そして見事、トイ状の滝を突破。ブラボー! その勇気ある行動に感動!

有り難い事に自分はビレイして貰い、安全に登れた。落ちてもロープで支えられているという安心感は違います。おかげで大胆に行動できたけれど、左側がツルツルで掴むところが何も無いのは辛かった。

とにかくこれで難所は江戸切子さんが突破してくれた事で越えられた。
いつか行きたいなぁと憧れていた見返りの滝の真下に立てた。

落差は50〜60m程か。予想に反してゴツゴツした分岐瀑の特徴を持っている。遠望から見る限り、滑り落ちて来る優雅な滝かと想像していただけに、見えていない部分がこんな無骨な姿だとは驚かされた。

左右の高い岩壁に守られた閉鎖的な空間なのだが、滝前は意外や明るい。ある程度平坦な場所があるので移動も可能。もうちょっと引いた姿が見れればしっかりと全景の写真が撮れるのですが、満足するには超広角レンズが必要です。

素晴らしい空間に感動。今までの苦労が払拭されて喜びに包まれた。感動をありがとう、見返りの滝。そして江戸切子さんありがとう。自分一人では辿りつけなかったヘタレでごめんなさい。

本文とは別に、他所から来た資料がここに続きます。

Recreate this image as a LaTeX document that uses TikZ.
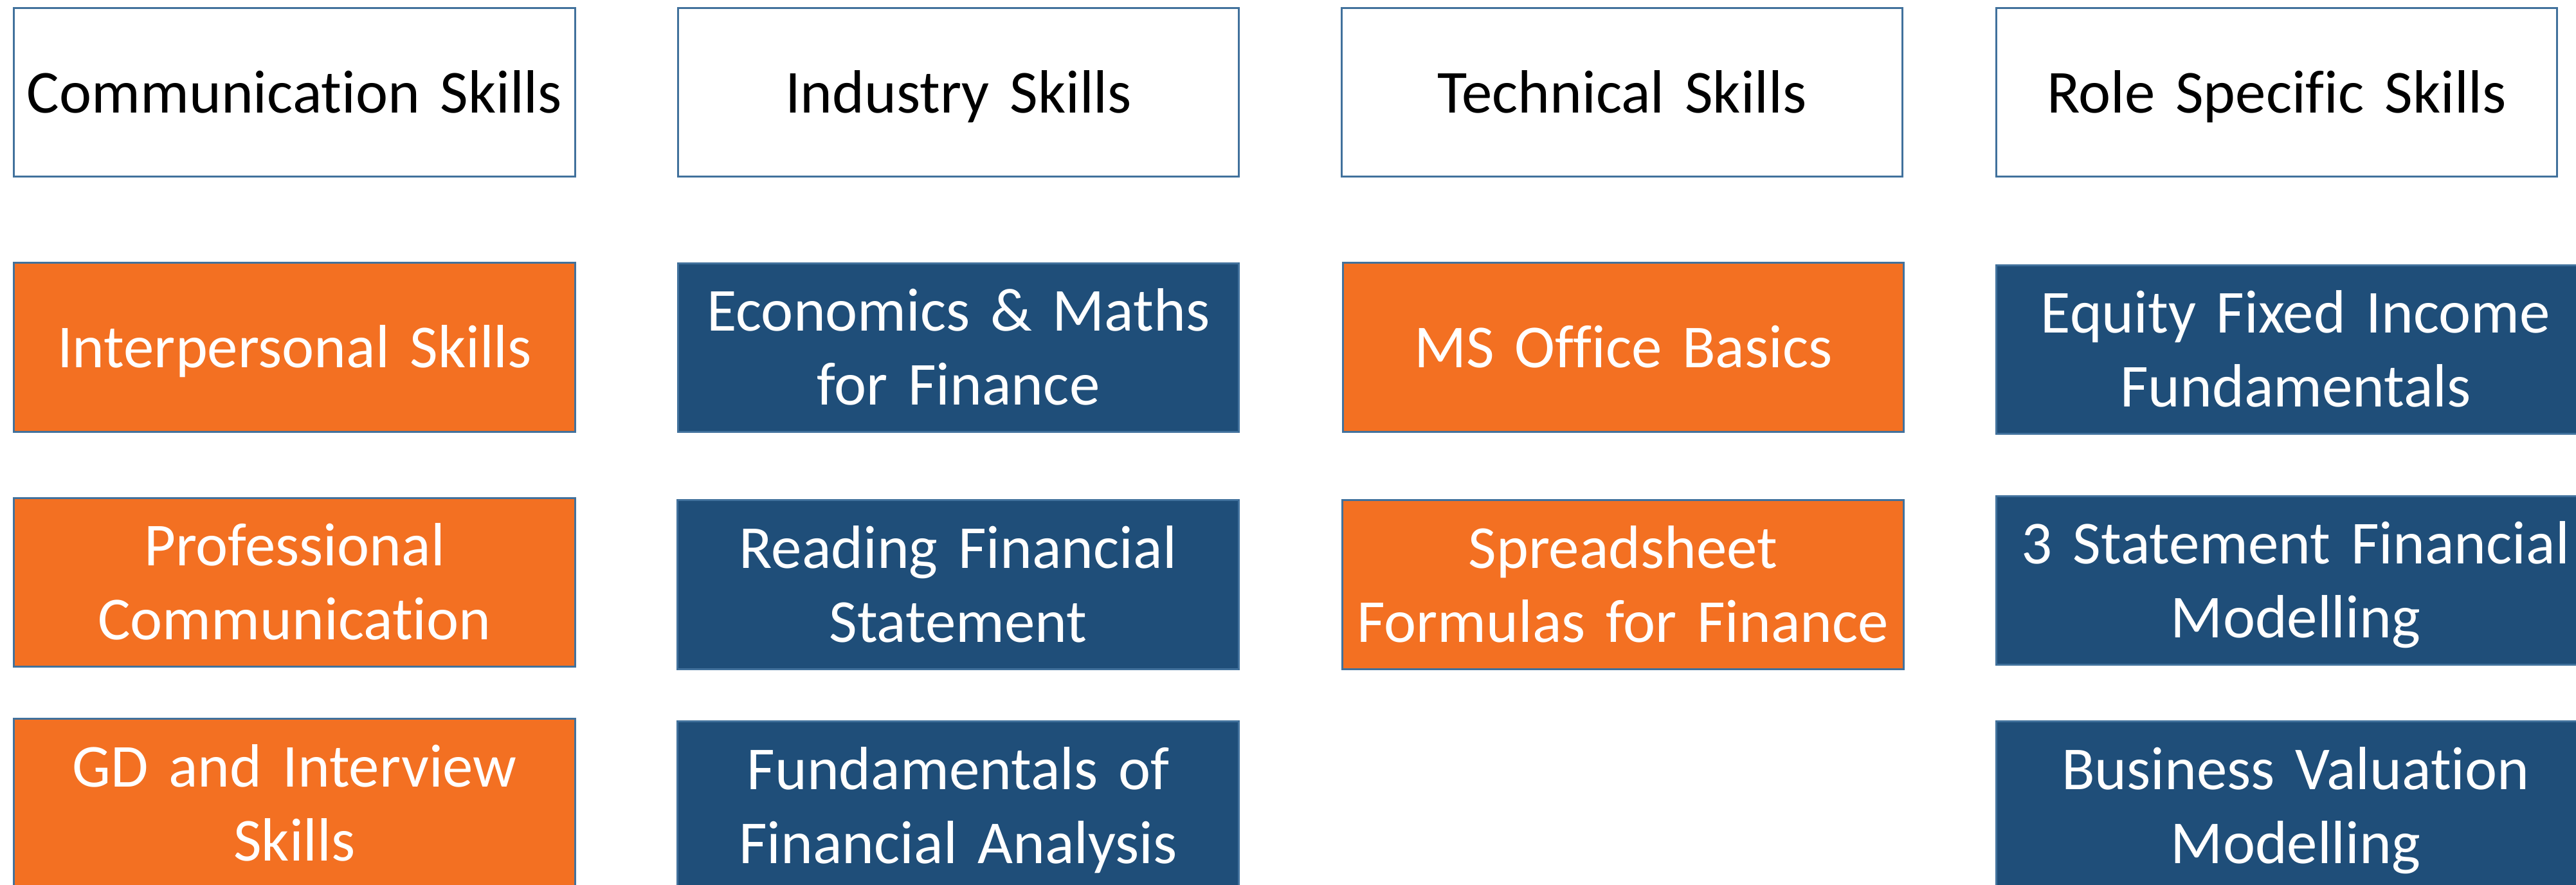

帰路は左岸の太い木を支点に懸垂下降でゴルジュ内に戻り、下段の落ち口に残置しておいたロープを頼りに岩壁の上に。あとはルンゼ脇の泥斜面に再びロープを下して滑りながら下降した。

無事にスーパーラインに戻って車まで道路を歩いていると、江戸切子さんがヒルを発見。

すぐさま衣服を脱いでヒルチェックをしたいけど、アブが相変わらず我々を狙っているので、ひとまず町へ移動。

アブがいない所で車から下りて、装備を外していくと、靴の中から元気なヒルがこんにちは。

中には血を吸ってまるまる太った輩まで出てくるではないか。いったいどこで張り付かれたのか。おそらく泥斜面の下降時に泥を削ぎながら下ったのでその時ではないかと思う。確認した所、4ヶ所も足首が噛まれていた。

アブもいればヒルもいる。短い谷だけど、沢山の冒険がありました。

今回は江戸切子さんに連れて行ってもらったようなもの。自分から勇猛果敢に行かなければ滝と対峙する資格がないように感じました。しかしこのチキンハート、克服出来るものか甚だ疑問です。